Sobering economic realities and raging culture wars are forcing America’s young women to grow up fast – maybe faster than they should. But the Instagram culture and delusional reality TV icons are leaving many young girls lost in the age of selfies and selfishness.
Earlier this month Samuel D. James, Communications Specialist at the Ethics and Religious Liberty Commission, raised the question, “Where have America’s young men gone?” In his thoughtful First Things piece, James notes that young men have unplugged from careers and marriage because of the false sense of reality and satisfaction found in video games, pornography, and other screen time.

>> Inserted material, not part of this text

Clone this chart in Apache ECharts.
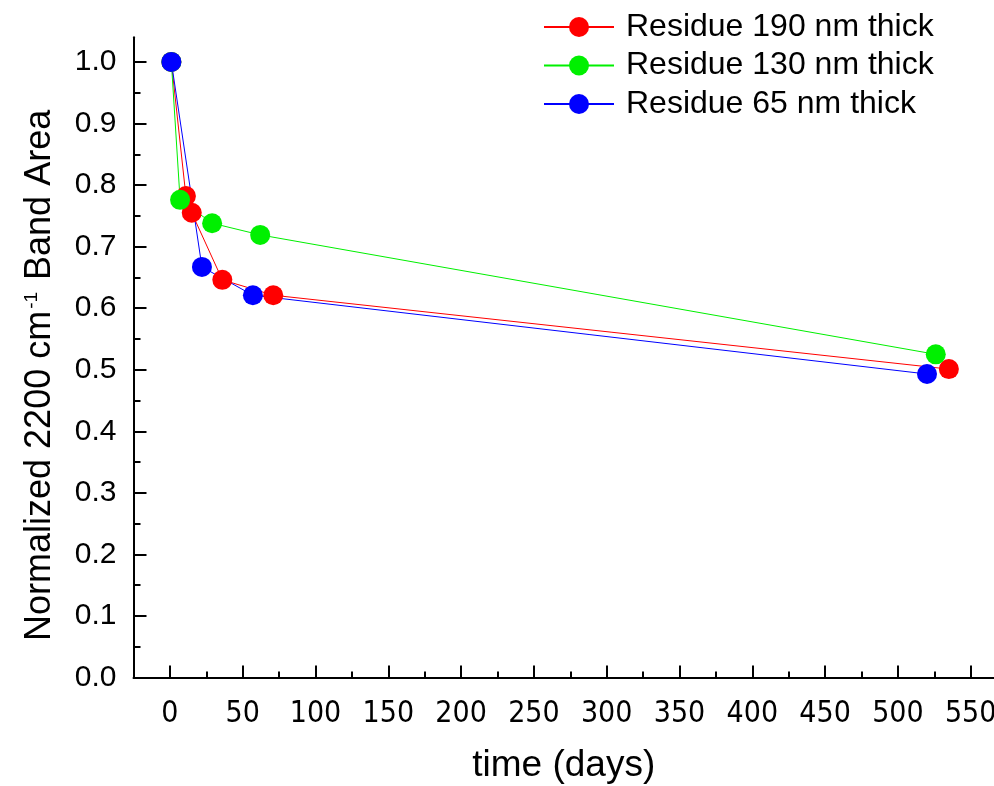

Instant gratification and the false sense of reality that James thoughtfully identifies isn’t only affecting boys. His article got me thinking about how girls are suffering too.
This is not to say that young women aren’t a vibrant part of the workforce or don’t desire marriage. They are absolutely achieving big goals, but I worry perhaps that with the over-exposer to unrealistic images and unattainable lifestyles flooding their screens, the upcoming generation of girls aren’t just entertainment-absorbed, but self-absorbed.
I’ll explain what I mean.
Take Vogue magazine’s upcoming September issue, for example. It will feature Kendall Jenner, a reality-TV-star-turned-fashion-model, as its cover girl. Kendall is the new “it girl” because she has 63.5 million Instagram followers and 19 million Twitter followers. “[Kendall] is literally the American dream of today,” fashion designer Riccardo Tisci told Vogue. Correctly, the fashion magazine identifies her enormous influence over young women by titling Kendall’s spread “Generation K.”
What “Generation K” looks like: Pre-teens, teenagers, and young women constantly comparing themselves to photoshopped images of women (and men) and striving after jet-setting lifestyles they see play out on their iPad screens. Their vision of family, work, and faith is muddled and suddenly their small hometown, the sweet guy next door, or the neighborhood church and its teachings they grew up with don’t look so appealing.
Sky rises. Smooth-talkers. Empowerment. Enlightenment. In a nutshell, these are goals girls are told to achieve.
Gender role reversals and sexuality fluidity is also the new normal for “Generation K.” Kendall’s dad is transgender. He’s even been awarded “Woman of the Year” byGlamour Magazine, so what’s the big deal with questioning our innate gender?